The band's Donald MacDonald said: "These were the last tunes that Eilidh played on the pipes on the day before she went to the concert.
"They are The Sweet Maid of Glendaruel, The Piper's Cave, Pipe Major Willie Ross and The Atholl and Breadalbane Gathering."
Sgoil Lionacleit Pipe Band will play the tunes again at the European Pipe Band Championships in Forres later this month.
In his to introduction to the funeral mass, Fr MacKinnon said: "Eilidh packed a lot into her 14 years. Fourteen happy years.
"That's so important for us to remember today- Eilidh was a happy girl, she had 14 happy years and in the last few days of her life she was the happiest you could ever imagine.
"The last thing in Eilidh's life was happiness. She had spent a wonderful weekend away from the island, going shopping, going to nice cafes, going to the cinema and then going to her pop idol's concert -Ariana - she was the happiest she had ever been and that's what we hold onto today - the happiness of Eilidh's life.
"Those memories of Eilidh will live on in all our hearts. Every year of her life was precious to us and we thank God for blessing us with her precious life."

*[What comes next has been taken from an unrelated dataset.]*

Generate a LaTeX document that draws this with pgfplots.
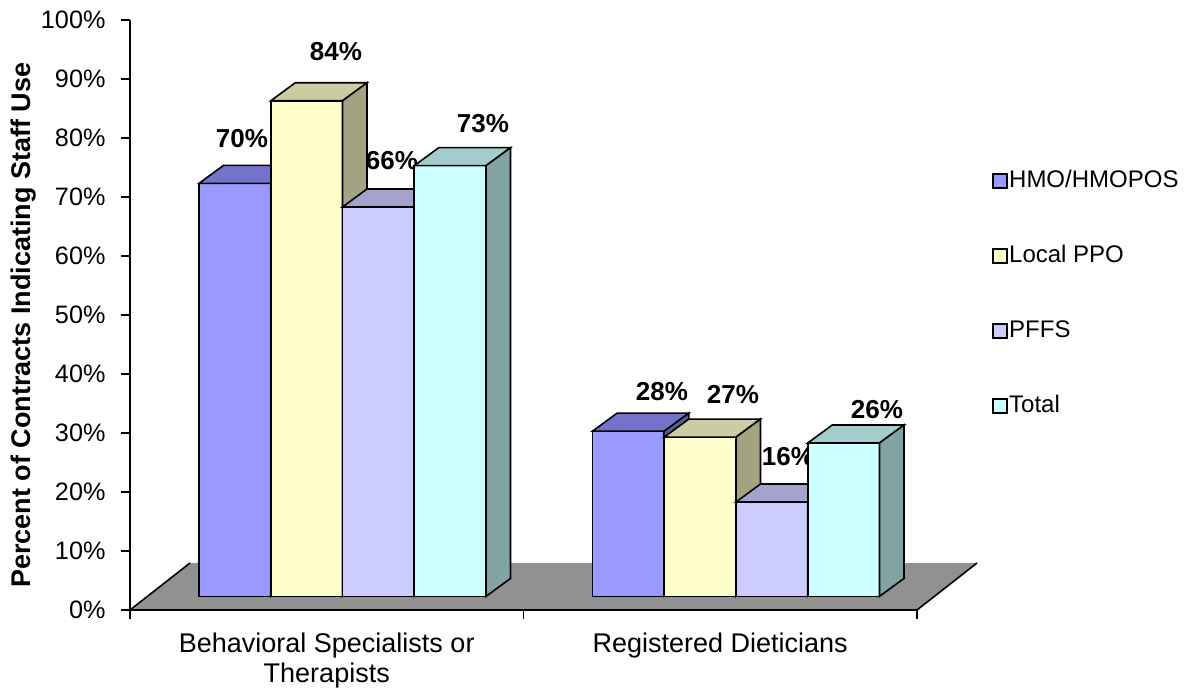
\documentclass[border=0pt]{standalone}
\usepackage{fontspec}
\setmainfont{Liberation Sans}
\usepackage{pgfplots}
\pgfplotsset{compat=1.18}
\usepackage{pgfplotstable}

\definecolor{hmoF}{HTML}{9999FF}\definecolor{hmoT}{HTML}{7373CC}\definecolor{hmoS}{HTML}{5C5CA3}
\definecolor{ppoF}{HTML}{FFFFCC}\definecolor{ppoT}{HTML}{CCCCA3}\definecolor{ppoS}{HTML}{A3A382}
\definecolor{pffsF}{HTML}{CCCCFF}\definecolor{pffsT}{HTML}{A3A3CC}\definecolor{pffsS}{HTML}{8282A3}
\definecolor{totF}{HTML}{CCFFFF}\definecolor{totT}{HTML}{A3CCCC}\definecolor{totS}{HTML}{82A3A3}
\definecolor{floorgray}{HTML}{919191}

% one table per series: category position, value (%), label position (axis units)
\pgfplotstableread{
cat v lx ly
0.5 70 0.2846 79.83
1.5 28 1.3520 36.95
}\hmo
\pgfplotstableread{
cat v lx ly
0.5 84 0.5235 94.58
1.5 27 1.5324 36.44
}\ppo
\pgfplotstableread{
cat v lx ly
0.5 66 0.6658 76.10
1.5 16 1.6722 25.93
}\pffs
\pgfplotstableread{
cat v lx ly
0.5 73 0.8971 82.37
1.5 26 1.8983 33.90
}\total

% 3-D bar drawn at each data point (front, top and side faces); height \barh
\newcommand\defbarmark[5]{%
\pgfdeclareplotmark{#1}{%
 \pgfsetlinewidth{0.8pt}\pgfsetstrokecolor{black}%
 \pgfsetfillcolor{#3}%
 \pgfpathrectangle{\pgfpoint{#2}{\dimexpr 6.8pt-\barh\relax}}{\pgfpoint{35.875pt}{\barh}}%
 \pgfusepath{fill,stroke}%
 \pgfsetfillcolor{#4}%
 \pgfpathmoveto{\pgfpoint{#2}{6.8pt}}%
 \pgfpathlineto{\pgfpoint{\dimexpr #2+12.25pt\relax}{15.8pt}}%
 \pgfpathlineto{\pgfpoint{\dimexpr #2+48.125pt\relax}{15.8pt}}%
 \pgfpathlineto{\pgfpoint{\dimexpr #2+35.875pt\relax}{6.8pt}}%
 \pgfpathclose
 \pgfusepath{fill,stroke}%
 \pgfsetfillcolor{#5}%
 \pgfpathmoveto{\pgfpoint{\dimexpr #2+35.875pt\relax}{6.8pt}}%
 \pgfpathlineto{\pgfpoint{\dimexpr #2+48.125pt\relax}{15.8pt}}%
 \pgfpathlineto{\pgfpoint{\dimexpr #2+48.125pt\relax}{\dimexpr 15.8pt-\barh\relax}}%
 \pgfpathlineto{\pgfpoint{\dimexpr #2+35.875pt\relax}{\dimexpr 6.8pt-\barh\relax}}%
 \pgfpathclose
 \pgfusepath{fill,stroke}%
}}
\defbarmark{barA}{-63.875pt}{hmoF}{hmoT}{hmoS}
\defbarmark{barB}{-28pt}{ppoF}{ppoT}{ppoS}
\defbarmark{barC}{7.875pt}{pffsF}{pffsT}{pffsS}
\defbarmark{barD}{43.75pt}{totF}{totT}{totS}
\def\barh{0pt}

\pgfplotsset{
 bar3d/.style={scatter, only marks, mark=#1, forget plot,
  point meta=explicit,
  scatter/@pre marker code/.code={%
    \begingroup
    \pgfkeys{/pgf/fpu=true,/pgf/fpu/output format=fixed}%
    \pgfmathparse{\pgfplotspointmeta*2.95}%
    \xdef\barh{\pgfmathresult pt}%
    \endgroup},
  scatter/@post marker code/.code={},
 },
 lab3d/.style={forget plot, draw=none, mark=none,
  point meta=explicit symbolic,
  nodes near coords={\pgfplotspointmeta\%},
  every node near coord/.style={font=\bfseries\fontsize{13}{15}\selectfont,
    anchor=center, text=black, inner sep=0pt},
 },
}

\begin{document}
\begin{tikzpicture}
\path[use as bounding box] (0pt,0pt) rectangle (594.5pt,348pt);
\begin{axis}[
 at={(65pt,43pt)}, anchor=south west,
 scale only axis, width=393.5pt, height=295pt,
 xmin=0, xmax=2, ymin=0, ymax=100,
 clip=false,
 axis x line*=bottom, axis y line*=left,
 axis line style={-, line width=0.8pt},
 tick align=outside, major tick length=4.75pt,
 tick style={black, line width=0.8pt},
 ytick={0,10,...,100},
 yticklabel={\pgfmathprintnumber{\tick}\%},
 /pgf/number format/assume math mode=true,
 yticklabel style={font=\fontsize{12.6}{14}\selectfont, anchor=east, xshift=-4pt},
 xtick={0,1,2}, xticklabels={,,},
 extra x ticks={0.5,1.5},
 extra x tick labels={{Behavioral Specialists or\\Therapists},{Registered Dieticians}},
 extra x tick style={major tick length=0pt, tick style={draw=none}},
 xticklabel style={align=center, font=\fontsize{13.5}{15}\selectfont, yshift=-8pt},
 ylabel={Percent of Contracts Indicating Staff Use},
 ylabel style={at={(axis description cs:-0.1347,0.483)}, anchor=center, font=\bfseries\fontsize{13.5}{15}\selectfont},
 legend cell align=left,
 legend style={draw=none, fill=none, at={(1.095,0.7495)}, anchor=north west,
   inner xsep=0pt, inner ysep=0pt, row sep=24.5pt,
   nodes={inner sep=0.5pt, text height=9pt, text depth=3pt},
   font=\fontsize{12}{14}\selectfont},
]
\fill[floorgray] (axis cs:0,0) -- (axis cs:2,0) -- ([shift={(30pt,23.5pt)}]axis cs:2,0) -- ([shift={(30pt,23.5pt)}]axis cs:0,0) -- cycle;
\draw[line width=0.8pt] (axis cs:0,0) -- ++(30pt,23.5pt);
\draw[line width=0.8pt] (axis cs:2,0) -- ++(30pt,23.5pt);
\draw[line width=0.8pt] (axis cs:0,0) -- (axis cs:2,0);

\addplot[bar3d=barA] table[x=cat,y=v,meta=v]{\hmo};
\addplot[lab3d] table[x=lx,y=ly,meta=v]{\hmo};
\addplot[bar3d=barB] table[x=cat,y=v,meta=v]{\ppo};
\addplot[lab3d] table[x=lx,y=ly,meta=v]{\ppo};
\addplot[bar3d=barC] table[x=cat,y=v,meta=v]{\pffs};
\addplot[lab3d] table[x=lx,y=ly,meta=v]{\pffs};
\addplot[bar3d=barD] table[x=cat,y=v,meta=v]{\total};
\addplot[lab3d] table[x=lx,y=ly,meta=v]{\total};

\addlegendimage{legend image code/.code={\draw[fill=hmoF,line width=1pt] (0pt,-3.5pt) rectangle (7pt,3.5pt);}}
\addlegendentry{HMO/HMOPOS}
\addlegendimage{legend image code/.code={\draw[fill=ppoF,line width=1pt] (0pt,-3.5pt) rectangle (7pt,3.5pt);}}
\addlegendentry{Local PPO}
\addlegendimage{legend image code/.code={\draw[fill=pffsF,line width=1pt] (0pt,-3.5pt) rectangle (7pt,3.5pt);}}
\addlegendentry{PFFS}
\addlegendimage{legend image code/.code={\draw[fill=totF,line width=1pt] (0pt,-3.5pt) rectangle (7pt,3.5pt);}}
\addlegendentry{Total}
\end{axis}
\end{tikzpicture}
\end{document}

Fr MacKinnon also asked the congregation to pray for Eilidh's friend Laura and others affected by the attack.
He said: "We pray for Eilidh's good friend Laura, who is in hospital in Manchester, we pray to our Lord Jesus to bring strength and healing to Laura in her recovery and to give strength and peace to her parents and family at this time."
'Chase our dreams'
After the song My Everything was played, Eilidh's great-uncle Donald Manford gave a tribute.
He said: "In contrast to the hate that took her life, Eilidh's life was and now stands as a testament forever of the world of love, innocence, goodness, kindness and faith.
"We will look after each other, we will chase our dreams, we will love one another."
Ahead of the service, First Minister Nicola Sturgeon said: "I know that everyone in Scotland will join me in sending our heartfelt sympathy to Eilidh's family and friends ahead of what will be the most difficult day imaginable.
"Everything that I've heard, seen or read about Eilidh shows that she was a vivacious, fun-loving young woman with a bright future ahead of her, and I know that the community on Barra will pay her a fitting tribute. Her family are in my thoughts."
Eilidh was a piper with Sgoil Lionacleit Pipe Band.
The band's Donald Macdonald said: "Eilidh was very much a big part of the pipe band.
"She was so committed. Always practising. Always giving her best."
He added: "She was the perfect pupil. She always gave her best. She always gave 100%."
Businesses on the island have shut for the whole of Monday or a number of hours as a mark of respect and to allow staff to attend the funeral.
A large procession followed the hearse as it carried Eilidh's body from the church to Vatersay, an island connected by a causeway where she is originally from, for her burial.
On the arrival of the plane carrying Eilidh's body at Traigh Mhor beach runway on Sunday, Barra's parish priest Fr John Paul MacKinnon performed a blessing over the casket.
A procession of six firefighters and two other groups of men carried the coffin across the sand to the hearse.
A crowd of about 50 people were at the airport to observe the ceremony and about two dozen vehicles followed as the family made its way home to Castlebay.
Barra's community has been fundraising for the families of both victims.
Money is to be donated to Eilidh's favourite charity, Cobhair Bharraigh, a local home-based support service and day care centre.
In a statement released last month along with photographs from her childhood, Eilidh's parents, Roddy and Marion, described their daughter as "beautiful, popular and talented".
They said she was "a loving sister" who loved socialising with friends, and who had an "unsurpassed" love of music.
"Eilidh and Laura were so excited about going to the concert together but what should have been the perfect ending to a fantastic trip ended so tragically," they said.
"We continue to have Laura and her family in our thoughts and pray that she makes a full recovery.